Mon développement n'est pas que bêtement physique, évidemment. J'ai aussi plein de nouvelles aptitudes. Par exemple, je me suis mis un jour à me baver sur les poings, volontairement je veux dire; puis j'ai glissé vers le suçottement des doigts, avant de finir par le mâchouillement. J'ai d'ailleurs eu toute une période de mastication imaginaire. Je poursuis présentement une phase d'exploration des sons. J'ai beaucoup travaillé les aigus, et j'en ai gardé des exclamations de plaisir plus ou moins assourdissantes. J'ai aussi ajouté à mon vocabulaire les phonèmes «be», «aheu» et «bvvv» (le troisième, personne n'arrive à le reproduire). Quand je suis en forme, je peux tenir de grandes conversations avec le Père ou la Mère. Je peux également leur faire un sourire espiègle (vous pouvez le faire à la maison, c'est facile: il suffit de tourner légèrement la tête de côté mais sans quitter la personne des yeux). Je me cramponne de plus en plus à ce qui passe à ma portée: un bout de couverture, les bras d'une marionette, ou encore les pieds d'une super pomme éducative. J'ai même deux premiers jeux: «tiens, si c'est pas maman juste là dans le miroir» et «coucou! j'étais caché derrière la couverture».
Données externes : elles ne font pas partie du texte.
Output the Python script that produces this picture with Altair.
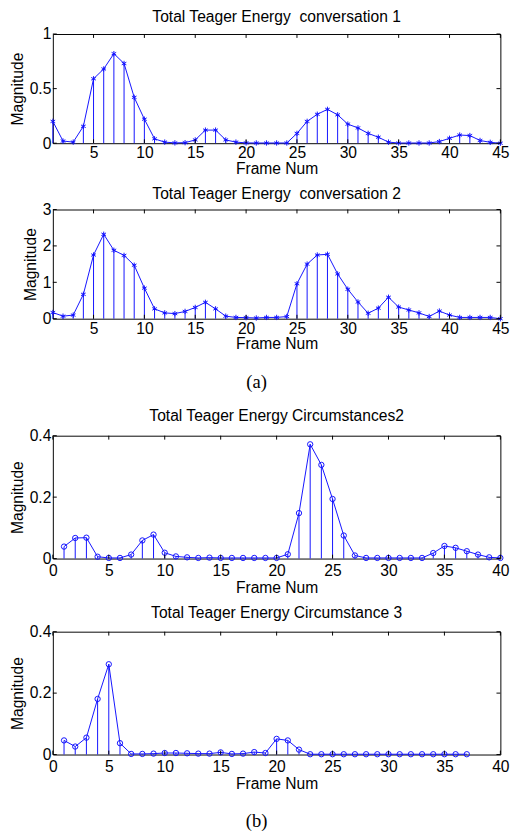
import altair as alt
import pandas as pd

BLUE = "#1010ff"

frames45 = list(range(1, 46))
conv1 = [0.20, 0.02, 0.01, 0.155, 0.59, 0.68, 0.82, 0.73, 0.42, 0.22,
         0.04, 0.01, 0.003, 0.005, 0.03, 0.12, 0.12, 0.03, 0.01, 0.003,
         0.002, 0.002, 0.002, 0.002, 0.09, 0.20, 0.265, 0.31, 0.26, 0.175,
         0.14, 0.09, 0.055, 0.01, 0.002, 0.002, 0.002, 0.002, 0.015, 0.045,
         0.075, 0.07, 0.025, 0.008, 0.0]
conv2 = [0.17, 0.07, 0.10, 0.67, 1.75, 2.32, 1.88, 1.74, 1.47, 0.84,
         0.27, 0.16, 0.14, 0.20, 0.31, 0.45, 0.27, 0.07, 0.035, 0.03,
         0.02, 0.035, 0.035, 0.06, 0.96, 1.50, 1.75, 1.77, 1.23, 0.81,
         0.46, 0.15, 0.29, 0.59, 0.32, 0.24, 0.16, 0.06, 0.21, 0.10,
         0.035, 0.035, 0.035, 0.035, 0.0]
frames40 = list(range(1, 41))
circ2 = [0.039, 0.067, 0.068, 0.006, 0.002, 0.002, 0.013, 0.059, 0.078, 0.019,
         0.007, 0.004, 0.002, 0.003, 0.002, 0.002, 0.002, 0.002, 0.002, 0.002,
         0.014, 0.148, 0.372, 0.305, 0.194, 0.075, 0.010, 0.002, 0.002, 0.002,
         0.002, 0.002, 0.002, 0.018, 0.041, 0.035, 0.024, 0.013, 0.004, 0.002]
frames37 = list(range(1, 38))
circ3 = [0.046, 0.026, 0.055, 0.181, 0.294, 0.037, 0.002, 0.002, 0.003, 0.005,
         0.005, 0.004, 0.003, 0.003, 0.007, 0.002, 0.003, 0.008, 0.005, 0.051,
         0.046, 0.016, 0.001, 0.001, 0.001, 0.001, 0.001, 0.001, 0.001, 0.001,
         0.001, 0.001, 0.001, 0.001, 0.001, 0.001, 0.001]

titles = ["Total Teager Energy\u00a0 conversation 1",
          "Total Teager Energy\u00a0 conversation 2",
          "Total Teager Energy Circumstances2",
          "Total Teager Energy Circumstance 3"]
captions = ["(a)", "(b)"]

xticks45 = [5, 10, 15, 20, 25, 30, 35, 40, 45]
xticks40 = [0, 5, 10, 15, 20, 25, 30, 35, 40]
yticks1 = [0, 0.5, 1]
yticks2 = [0, 1, 2, 3]
yticks3 = [0, 0.2, 0.4]

ASTERISK = "M0,-1L0,1M-0.87,-0.5L0.87,0.5M-0.87,0.5L0.87,-0.5"
W = 459
FONT = "Liberation Sans"
FS = 16


def panel(xs, ys, title, xdom, xticks, ydom, yticks, h, shape, size,
          toff, lpad, tpad):
    df = pd.DataFrame({"x": xs, "y": ys})
    xscale = alt.Scale(domain=xdom, nice=False, zero=False)
    yscale = alt.Scale(domain=ydom, nice=False, zero=False)
    xaxis = alt.Axis(values=xticks, title="Frame Num", ticks=False, domain=False,
                     grid=False, labelFlush=False, labelPadding=lpad, titlePadding=tpad)
    yaxis = alt.Axis(values=yticks, title="Magnitude", format="~g", ticks=False,
                     domain=False, grid=False, labelPadding=2, titlePadding=4)
    X = alt.X("x:Q", scale=xscale, axis=xaxis)
    Y = alt.Y("y:Q", scale=yscale, axis=yaxis)
    stems = alt.Chart(df).mark_rule(color=BLUE, strokeWidth=1).encode(
        x=X, y=Y, y2=alt.datum(0))
    line = alt.Chart(df).mark_line(color=BLUE, strokeWidth=1).encode(x=X, y=Y)
    pts = alt.Chart(df).mark_point(shape=shape, filled=False, color=BLUE,
                                   size=size, strokeWidth=1, opacity=1).encode(x=X, y=Y)
    xt = pd.DataFrame({"x": xticks})
    yt = pd.DataFrame({"y": yticks})
    tb = alt.Chart(xt).mark_rule(color="black", strokeWidth=1).encode(
        x=X, y=alt.value(h), y2=alt.value(h - 4))
    tt = alt.Chart(xt).mark_rule(color="black", strokeWidth=1).encode(
        x=X, y=alt.value(0), y2=alt.value(4))
    tl = alt.Chart(yt).mark_rule(color="black", strokeWidth=1).encode(
        y=Y, x=alt.value(0), x2=alt.value(4))
    tr = alt.Chart(yt).mark_rule(color="black", strokeWidth=1).encode(
        y=Y, x=alt.value(W), x2=alt.value(W - 4))
    return alt.layer(stems, line, pts, tb, tt, tl, tr).properties(
        width=W, height=h,
        title=alt.TitleParams(title, fontSize=FS, font=FONT, fontWeight="normal",
                              color="black", offset=toff, frame="group", anchor="middle"))


def caption(text, h, ypos):
    return alt.Chart(pd.DataFrame({"c": [text]})).mark_text(
        font="Liberation Serif", fontSize=19, baseline="middle", color="black").encode(
        text="c:N", x=alt.value(209), y=alt.value(ypos)).properties(
        width=W, height=h, view=alt.ViewBackground(strokeOpacity=0))


p1 = panel(frames45, conv1, titles[0], [1, 45], xticks45, [0, 1], yticks1, 112,
           ASTERISK, 30, 1, 2, 0)
p2 = panel(frames45, conv2, titles[1], [1, 45], xticks45, [0, 3], yticks2, 112,
           ASTERISK, 30, 0, 2, 0)
p3 = panel(frames40, circ2, titles[2], [0, 40], xticks40, [0, 0.4], yticks3, 126,
           "circle", 30, 4, 4, 2)
p4 = panel(frames37, circ3, titles[3], [0, 40], xticks40, [0, 0.4], yticks3, 126,
           "circle", 30, 3, 4, 2)

chart = alt.vconcat(p1, p2, caption(captions[0], 40, 22), p3, p4,
                    caption(captions[1], 30, 21),
                    spacing=8).configure(
    padding={"left": 1, "top": -10, "right": 5, "bottom": 0}
).configure_view(stroke="black", strokeWidth=1).configure_axis(
    labelFont=FONT, titleFont=FONT, labelFontSize=FS, titleFontSize=FS,
    labelColor="black", titleColor="black", titleFontWeight="normal")

chart.save("out.html", embed_options={"renderer": "svg", "actions": False})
Bon, c'est pas tout, ça, mais j'ai un avion à prendre. Je m'envole pour Gaspé (1h27 de transport à partir de Sainte-Foy, contre 14h en train!), où les Parents passeront Noël ensemble pour la première fois! En ces temps hypermodernes, j'aurai donc reçu mon baptême de l'air dès l'âge de trois mois et demi! Le seul baptême que je risque jamais de recevoir, d'ailleurs.

1 Comments:

At 22/12/05 19:47, Anonymous Anonyme a dit...

Victor,
J'aimerais savoir comment tu fais pour écrire de manière si géniale. On a l'impression de lire du Picasso, du Michel-Ange ou du Mozart. Mes yeux en sont émus à chaque fois. Je suis ta plus grande admiratrice. Ahhhhhhhhhh.... Je t'aiiiiiiiiiimmmmmmmmeeeeeeee Victor.